Four Lawmakers Denounce Plan to Ease Sanctions on Mining Executive

A bipartisan group of four congressional lawmakers have objected to the Biden administration plan to boost access to metals needed for electric vehicle batteries by easing sanctions on an Israeli mining executive accused of corrupt practices in the Democratic Republic of Congo.

The objection came as the Biden administration moves to allow Dan Gertler, an Israeli billionaire, to sell his financial stake in three mines in Congo as part of an effort to remove him from the mining trade there.

Senior Biden officials have argued this will help Congo, the largest producer of cobalt in the world, by enticing more Western-leaning investors. They say investors have been skittish of doing business there because Mr. Gertler has been accused of relying on personal ties to government officials in Congo to get mining concessions at below-market prices, creating a cloud of corruption over its entire mining industry. Mr. Gertler has said that all his investments in Congo were aboveboard.

But the four lawmakers — two senators and two House members — disputed that, saying the Biden administration was wrong to propose allowing Mr. Gertler to profit as he sells off his holdings in Congo.

“We fear that if sanctions are removed, Mr. Gertler will profit massively off his ill-gotten assets to the detriment of the Congolese people,” said the letter, signed by Representative Joe Wilson, Republican of South Carolina, and Senator Benjamin L. Cardin, Democrat of Maryland, the co-chairmen of the United States Helsinki Commission, a federal agency that promotes human rights issues globally. “Such an event would significantly undermine efforts to combat transnational corruption and U.S. foreign policy and national security interests.”

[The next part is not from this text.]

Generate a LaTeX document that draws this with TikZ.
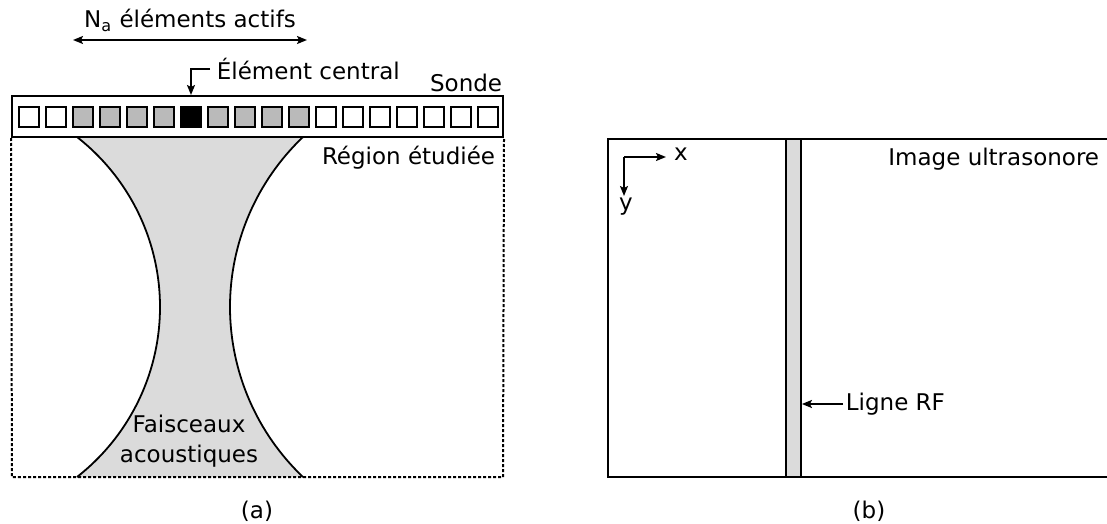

The other signers of the letter were Representative Steve Cohen, Democrat of Tennessee, and Senator Roger F. Wicker, Republican of Mississippi, the ranking members from their party on the Helsinki Commission.

The letter, addressed to Secretary of State Antony J. Blinken and Treasury Secretary Janet L. Yellen, argued that Mr. Gertler had not paid restitution to Congo for the more than $1.3 billion in revenue that American officials estimate the nation lost out on as a result of corrupt deals.

Most of the cobalt-producing sites in Congo are Chinese-controlled mines. The last large American-owned mining company pulled out of Congo in 2020, just as the electric vehicle revolution was taking off. Cobalt is important in longer-range electric vehicles, because it helps the batteries hold a charge longer.

The State Department, White House and Mr. Gertler did not immediately respond Tuesday afternoon to requests for comment.